Blogging A to Z Challenge: L is for Labelling
The A to Z challenge is a challenge in which bloggers post every day during the entire month, and each day has a post starting with a different letter of the alphabet. The first day, the post features “A”, the second day “B”, and so on. It’s much better explained on the Blogging from A to Z website, so I’ll just refer you there.
Today’s post is about “L”, so I wanted to talk about labelling (or “labeling” if you want to follow the British spelling). I don’t like labelling, but we all do it. We look at a person, and we label them as “freak”, “goth”, “jock”, “nerd”, and so on. The characters from my books fall under such labels too. For example, yesterday I finished going over Reflected one last time before the publisher will release the book, and I paid special attention to the paragraphs focusing on one of the characters – Felicia.
Felicia wears black, crucifixes, metal chains – all the kids at school think she’s a wannabe goth or emo. But I want the readers to see her as more than that. I want them to see that, all right, so maybe she dresses that way as a style choice, but inside, she’s more than a label. She’s more than her clothes. She’s a person with fears and desires, with hopes and dreams.
Often, we rely on labels to classify other people, especially when we don’t know them. It’s not fair. We’re more than our labels.
All those labels are pretty scary, aren’t they? And they usually have negative connotations. Great to meet you during the AtoZ!
Thanks for visiting!
It’s so true! We label within a second. The trick is taking our characters past those labels into the realm of something more. Something real. Just like in real life, what you see on the surface rarely touches what’s in someone’s soul.
Thanks for visiting. You’re absolutely right.
Stopping by to say hi. Great post. Will be checking back. 🙂
Thank you!
No one deserves to be labeled. We’re all different.
Good luck with the A to Z Challenge!
A to Z Co-Host S. L. Hennessy
http://pensuasion.blogspot.com/
I agree! Thanks for stopping by.
As a high school teacher, I really learned not to judge people by appearances or what they wore. People do it with teenagers a lot. Just because they’re into some trend of dressing doesn’t mean they’re drug users or bad people.

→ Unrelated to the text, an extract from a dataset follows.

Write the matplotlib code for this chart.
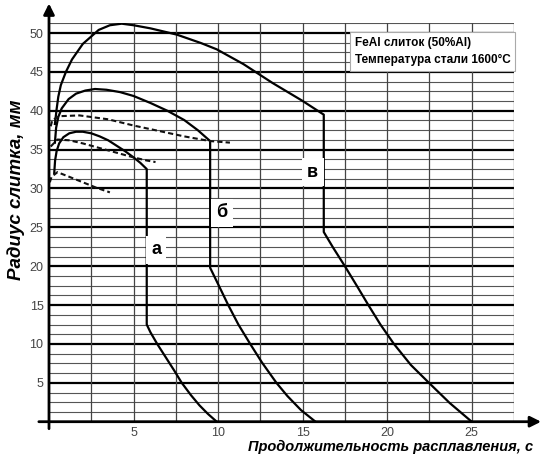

I completely agree, Susan.
Thanks for visiting my blog. We’re all people deserving of respect, no matter what labels others put on us.
Absolutely agree!
Labels can be so limiting and yet for some people finding a label for who they are is also liberating. It’s when people use labels to put others in boxes, as you say, that they are unwanted.
Tasha
Tasha’s Thinkings | Wittegen Press | FB3X (AC)
Yep, agree!
Labeling can also be a thorny problem when it comes to genre. Readers may steer clear of a book marketed as “Romance” or “Scifi” simply because they read a book or two from that genre and didn’t care for them. They assume that all books of a particular genre are just boilerplate. Or that something called YA will be silly and beneath them, when there are actually some very thought-provoking books with complicated plots and multi-layered characters. Then you have the author’s quandary of how to market a book which can’t be neatly pigeon-holed. Where should the emphasis be placed? On the murder? The budding romance? The setting? What audience would be most receptive?